Он был из плеяды тех мудрецов, любовников, стариков, священников, меланхоликов, — всех тех, кто, так или иначе, не от мира сего. Им, должно быть, приятно видеться, будучи незнакомыми, и их одиночные горечи привыкли соприкасаться.
Тоска по идеалу соединялась в нем с чувством недостижимости никаких идеалов. У каждого человека в один прискорбный день счастье оказывается позади. У большинства это происходит на излете, у некоторых — с этого начинается жизнь сознания. Таков наш Климакус.
Его творчество — наглядный пример шопенгауэровской или фрейдовской сублимации: либидо вытесняется творчеством по мере убывания физической витальности и отречения от Регины: «…Разочарованное отречение от общения с противоположным полом неизбежно побуждали его к неутомимой деятельности в художественной сфере, к своего рода сублимации, благодаря которой он только и мог сохранять душевное спокойствие».
Но «вытеснение» Сёрена Киркегора было шире борьбы с либидо. Его интерес к истории Авраама и Исаака подогревался отношением с отцом: жертва сыном — прямое воспроизведение отношений Сёрена с собственным отцом, пожертвовавшим счастьем ребенка во имя собственного фанатизма. Впрочем, и здесь присутствуют отношения с Региной, счастьем которой теперь жертвует он сам, исходя из выстраданности своей веры.

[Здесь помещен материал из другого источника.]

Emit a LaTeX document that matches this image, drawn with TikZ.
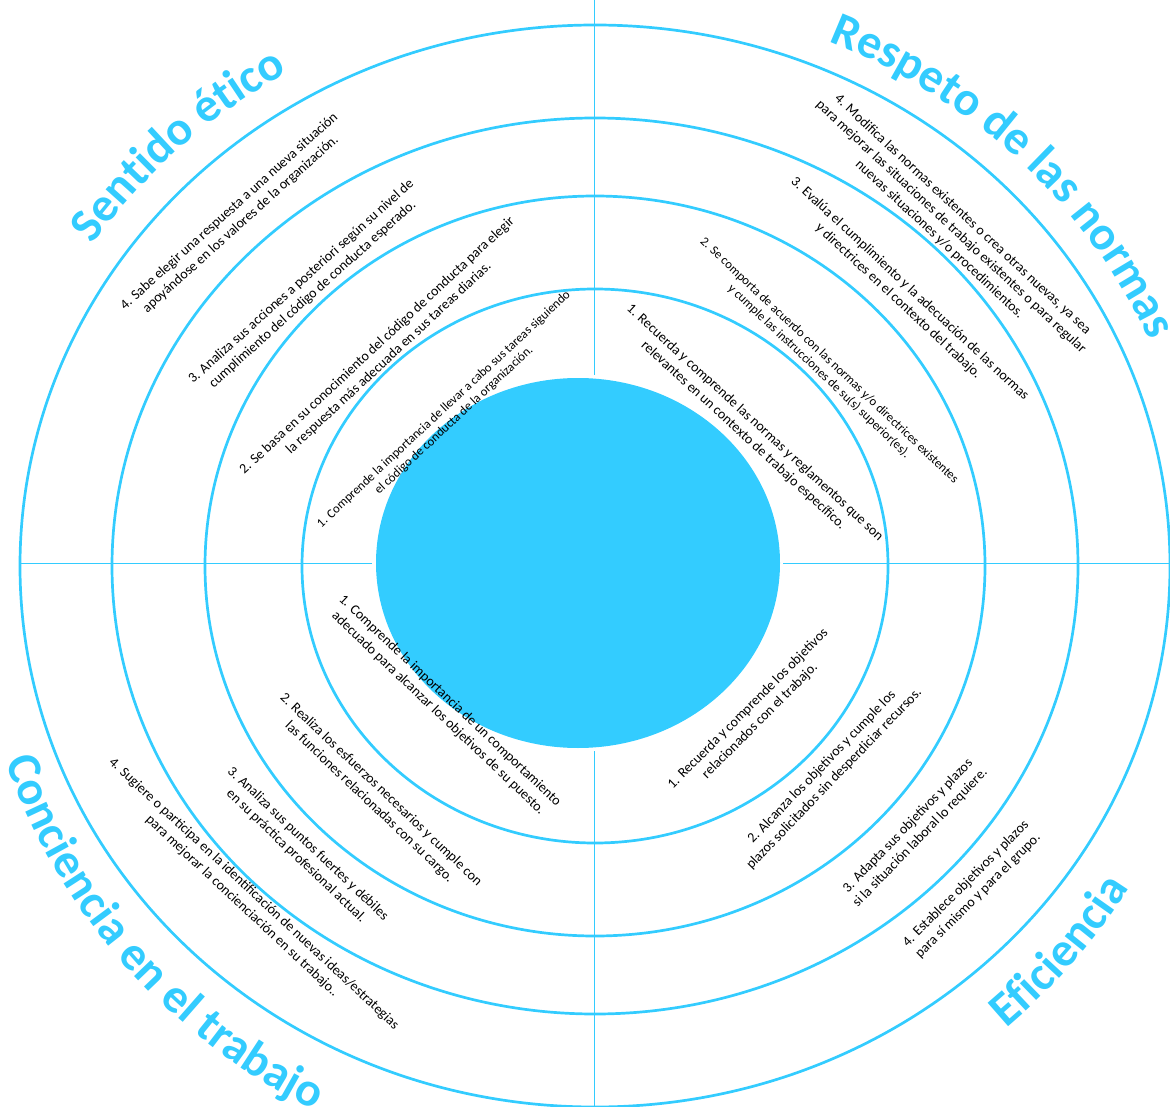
\documentclass[tikz,border=0pt]{standalone}
\usepackage{fontspec}
\setmainfont{Carlito}
\usetikzlibrary{decorations.text,calc}
\definecolor{cblue}{RGB}{51,204,255}
\newcommand{\ttlfont}{\fontsize{48}{52}\selectfont\bfseries}
\begin{document}
\begin{tikzpicture}[x=1pt,y=1pt,
  ring/.style={draw=cblue, line width=2.7pt},
  axisline/.style={draw=cblue, line width=1.6pt},
  lab/.style={align=center, font=\fontsize{14}{17}\selectfont, inner sep=0pt, text=black},
  labsmall/.style={align=center, font=\fontsize{12.7}{15}\selectfont, inner sep=0pt, text=black},
  ttl/.style={decorate, decoration={text along path, text align=center, text color=cblue}},
]
\useasboundingbox (0,0) rectangle (1170,-1107);
\clip (0,0) rectangle (1170,-1107);
\coordinate (C) at (595,-566);

% rings
\draw[ring] (C) ellipse [x radius=575, y radius=541];
\draw[ring] (C) ellipse [x radius=483, y radius=448];
\draw[ring] (C) ellipse [x radius=390, y radius=370];
\draw[ring] (C) ellipse [x radius=293, y radius=277];

% core
\fill[cblue] (578,-563) ellipse [x radius=202, y radius=185];

% axes
\coordinate (vt1) at (594.5,0);
\coordinate (vt2) at (594.5,-375);
\coordinate (vb1) at (594.5,-751);
\coordinate (vb2) at (594.5,-1107);
\coordinate (hl1) at (20,-563.5);
\coordinate (hl2) at (372,-563.5);
\coordinate (hr1) at (783,-563.5);
\coordinate (hr2) at (1170,-563.5);
\draw[axisline] (vt1) -- (vt2);
\draw[axisline] (vb1) -- (vb2);
\draw[axisline] (hl1) -- (hl2);
\draw[axisline] (hr1) -- (hr2);

% titles
\path[ttl, decoration={text={|\ttlfont|Sentido ético}}]
  ($(C)+(184:607 and 572)$) arc[start angle=184, end angle=84, x radius=607, y radius=572];
\path[ttl, decoration={text={|\ttlfont|Respeto de las normas}}]
  ($(C)+(94.5:604 and 569)$) arc[start angle=94.5, end angle=-5.5, x radius=604, y radius=569];
\path[ttl, decoration={text={|\ttlfont|Conciencia en el trabajo}}]
  ($(C)+(170.7:622 and 610)$) arc[start angle=170.7, end angle=270.7, x radius=622, y radius=610];
\path[ttl, decoration={text={|\ttlfont|Eficiencia}}]
  ($(C)+(-90:628 and 612)$) arc[start angle=-90, end angle=10, x radius=628, y radius=612];

% Sentido etico
\node[lab, rotate=42] (tl4) at (235,-218) {4. Sabe elegir una respuesta a una nueva situación\\apoyándose en los valores de la organización.};
\node[lab, rotate=42] (tl3) at (307,-288) {3. Analiza sus acciones a posteriori según su nivel de\\cumplimiento del código de conducta esperado.};
\node[lab, rotate=43] (tl2) at (383,-352) {2. Se basa en su conocimiento del código de conducta para elegir\\la respuesta más adecuada en sus tareas diarias.};
\node[labsmall, rotate=43] (tl1) at (449,-415) {1. Comprende la importancia de llevar a cabo sus tareas siguiendo\\el código de conducta de la organización.};

% Respeto de las normas
\node[lab, rotate=-43] (tr4) at (951,-227) {4. Modifica las normas existentes o crea otras nuevas, ya sea\\para mejorar las situaciones de trabajo existentes o para regular\\nuevas situaciones y/o procedimientos.};
\node[lab, rotate=-43] (tr3) at (904,-295) {3. Evalúa el cumplimiento y la adecuación de las normas\\y directrices en el contexto del trabajo.};
\node[labsmall, rotate=-43.5] (tr2) at (824,-366) {2. Se comporta de acuerdo con las normas y/o directrices existentes\\y cumple las instrucciones de su(s) superior(es).};
\node[lab, rotate=-42.5] (tr1) at (749,-429) {1. Recuerda y comprende las normas y reglamentos que son\\relevantes en un contexto de trabajo específico.};

% Conciencia en el trabajo
\node[lab, rotate=-43.5] (bl1) at (444,-707) {1. Comprende la importancia de un comportamiento\\adecuado para alcanzar los objetivos de su puesto.};
\node[lab, rotate=-43.5] (bl2) at (375,-796) {2. Realiza los esfuerzos necesarios y cumple con\\las funciones relacionadas con su cargo.};
\node[lab, rotate=-43.5] (bl3) at (302,-850) {3. Analiza sus puntos fuertes y débiles\\en su práctica profesional actual.};
\node[lab, rotate=-43] (bl4) at (248,-900) {4. Sugiere o participa en la identificación de nuevas ideas/estrategias\\para mejorar la concienciación en su trabajo..};

% Eficiencia
\node[lab, rotate=45] (br1) at (754,-715) {1. Recuerda y comprende los objetivos\\relacionados con el trabajo.};
\node[lab, rotate=46] (br2) at (828,-773) {2. Alcanza los objetivos y cumple los\\plazos solicitados sin desperdiciar recursos.};
\node[lab, rotate=46] (br3) at (914,-832) {3. Adapta sus objetivos y plazos\\si la situación laboral lo requiere.};
\node[lab, rotate=45] (br4) at (972,-890) {4. Establece objetivos y plazos\\para sí mismo y para el grupo.};
\end{tikzpicture}
\end{document}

Он полагал, что смертным не постичь его тайну, так тщательно она укрыта. Он исхитрялся, как мог, чтобы скрыть ее, но безрезультатно. Тайна каждого в том, что он — человек.

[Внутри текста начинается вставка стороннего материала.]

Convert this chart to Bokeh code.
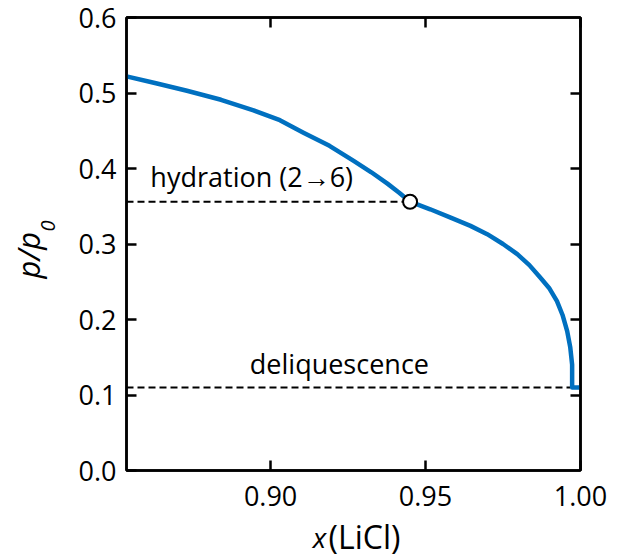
import math
from bokeh.plotting import figure
from bokeh.models import Range1d, LinearAxis, FixedTicker, Label, PrintfTickFormatter
from bokeh.core.properties import value
from bokeh.embed import file_html
from bokeh.resources import INLINE

# ---- data ----
x_curve = [0.8535, 0.863, 0.873, 0.884, 0.8945, 0.903, 0.9106, 0.9190, 0.9268,
           0.9325, 0.9377, 0.9415, 0.945, 0.9515, 0.9581, 0.9645, 0.9699, 0.9750,
           0.9796, 0.9835, 0.9870, 0.9900, 0.9924, 0.9942, 0.9957, 0.9967, 0.9973,
           0.9973, 1.0]
y_curve = [0.522, 0.513, 0.503, 0.491, 0.477, 0.464, 0.4475, 0.430, 0.410,
           0.395, 0.380, 0.368, 0.356, 0.346, 0.335, 0.324, 0.313, 0.300,
           0.2865, 0.272, 0.2556, 0.241, 0.2244, 0.206, 0.1846, 0.163, 0.140,
           0.110, 0.110]
hydration_x = [0.8535, 0.945]
hydration_y = [0.356, 0.356]
deliq_x = [0.8535, 0.9967]
deliq_y = [0.110, 0.110]
point_x = [0.945]
point_y = [0.356]
x_ticks = [0.90, 0.95, 1.00]
y_ticks = [0.0, 0.1, 0.2, 0.3, 0.4, 0.5, 0.6]

FONT = "Open Sans"
BLUE = "#0070C0"

p = figure(width=619, height=558, output_backend="svg", toolbar_location=None,
           x_range=Range1d(0.8535, 1.0), y_range=Range1d(0.0, 0.6),
           min_border_left=126, min_border_right=39, min_border_top=17,
           min_border_bottom=88, x_axis_location=None, y_axis_location=None)
p.xgrid.visible = False
p.ygrid.visible = False
p.outline_line_color = "black"
p.outline_line_width = 2.5
p.background_fill_color = "white"
p.border_fill_color = "white"


def style(ax, ticks, labels=True):
    ax.ticker = FixedTicker(ticks=ticks)
    ax.major_tick_in = 10
    ax.major_tick_out = 0
    ax.minor_tick_line_color = None
    ax.major_tick_line_width = 2.5
    ax.major_tick_line_color = "black"
    ax.axis_line_width = 2.5
    ax.axis_line_color = "black"
    if labels:
        ax.major_label_text_font = FONT
        ax.major_label_text_font_size = "27px"
        ax.major_label_text_color = "black"
    else:
        ax.formatter = PrintfTickFormatter(format="")
        ax.major_label_text_font_size = "1px"
        ax.major_label_standoff = 0


xb = LinearAxis(formatter=PrintfTickFormatter(format="%.2f"))
style(xb, x_ticks)
xb.major_label_standoff = 15
p.add_layout(xb, "below")
xa = LinearAxis()
style(xa, x_ticks, labels=False)
p.add_layout(xa, "above")
yl = LinearAxis(formatter=PrintfTickFormatter(format="%.1f"))
style(yl, y_ticks)
yl.major_label_standoff = 10
p.add_layout(yl, "left")
yr = LinearAxis()
style(yr, y_ticks[1:-1], labels=False)
p.add_layout(yr, "right")

# dashed reference lines
p.line(hydration_x, hydration_y, line_color="black", line_width=2, line_dash="7 4")
p.line(deliq_x, deliq_y, line_color="black", line_width=2, line_dash="7 4")

# curve
p.line(x_curve, y_curve, line_color=BLUE, line_width=4.5, line_join="round")

# transition point
p.scatter(point_x, point_y, marker="circle", size=14, fill_color="white",
          line_color="black", line_width=2)

# annotations
p.text(x=[0.8612], y=[0.390], text=["hydration (2\u21926)"], text_font=value(FONT),
       text_font_size="27px", text_color="black", text_align="left",
       text_baseline="alphabetic")
p.text(x=[0.9222], y=[0.142], text=["deliquescence"], text_font=value(FONT),
       text_font_size="27px", text_color="black", text_align="center",
       text_baseline="alphabetic")

# axis titles (placed in side panels so they are not clipped to the frame)
p.add_layout(Label(x=0.9187, y=-0.0876, text="(LiCl)",
                   text_font=FONT, text_font_size="32px",
                   text_align="left", text_baseline="alphabetic", text_color="black"),
             "below")
p.add_layout(Label(x=0.9136, y=-0.0876, text="x",
                   text_font=FONT, text_font_size="28px", text_font_style="italic",
                   text_align="left", text_baseline="alphabetic", text_color="black"),
             "right")
p.add_layout(Label(x=0.8216, y=0.2543, text="p/p",
                   text_font=FONT, text_font_size="31px", text_font_style="italic",
                   angle=math.pi / 2, text_align="left", text_baseline="alphabetic",
                   text_color="black"), "left")
p.add_layout(Label(x=0.8281, y=0.3165, text="0",
                   text_font=FONT, text_font_size="20px", text_font_style="italic",
                   angle=math.pi / 2, text_align="left", text_baseline="alphabetic",
                   text_color="black"), "left")

open("out.html", "w").write(file_html(p, INLINE))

Я встречал людей, которые так долго играли в прятки, что наконец дошли до безумия и начали навязывать другим свои мысли так же назойливо, как прежде тщательно скрывали их.
Кто не может уверовать в действительности, тот может создать веру в собственном размышлении, сказал о нем Карл Ясперс.
Киркегор — это не личная драма, это драма индивидуальности в эпоху масс. Вот почему она безысходна.
Читатель! Раствори душу! Открой сердце! Отбрось рассудочность! Вживись! Вживись в горячечную трагичность обнаженных нервов, в чужую скорбь, скорбящую о скорби — своей и чужой, в непреодолимую закрытость миру и в высочайшую духовность — в травимого и затравленного всеми эпохами изгоя. Вживись! И да воздастся… Но кто способен?..
Киркегор был человеком, может быть, впервые с такой остротой ощутившим безмерность абсурда, для других отсутствующего, странность существующих порядков, курьезность законов, диковинность нравов — всё, с чем мирно уживается масса других, в среду которых всесильный Бог забросил его жить и страдать.
Киркегор, Шопенгауэр, Гоголь, Достоевский, Ницше символизировали собой кризис утопии и Просвещения с их лозунгом «всеобщее счастье — единственная человеческая страсть». Киркегор — это персонализированная реакция человека на всеобщность, тотальность, просвещенность, разумность, логичность, рациональность… Одним из первых он предчувствовал кошмары тоталитарности — вторичную, замещающую, внушенную и вместе с тем спонтанную агрессивность человека, отождествившегося с массой, системой, идеологией. В сущности, он предвидел ужасы отсутствия иммунитета к внушению, утраты личностности и неповторимости, предсказал массовое насилие и грядущее «сверхчеловечество» в виде коммунизма и фашизма.
В «Или… или» прежде всего бросается в глаза или-или самого Киркегора: то его глубочайшая и остроумнейшая мысль (сколько великолепного ума, скажет Т. Манн), то порывы меланхолии, то необузданный восторг, то демонический мистицизм, то рассудочность, то пассивность, то вызов. Да, он непоследователен: гений говорит одно, характер — другое, но и то и другое чаще всего великолепно!
Его трагедия — невозможность примирить Этика с Эстетиком: ему неведомо, что Истина еще не есть Добро или Красота, что Добро еще не есть Истина и что Красота еще не есть Истина и Доброта.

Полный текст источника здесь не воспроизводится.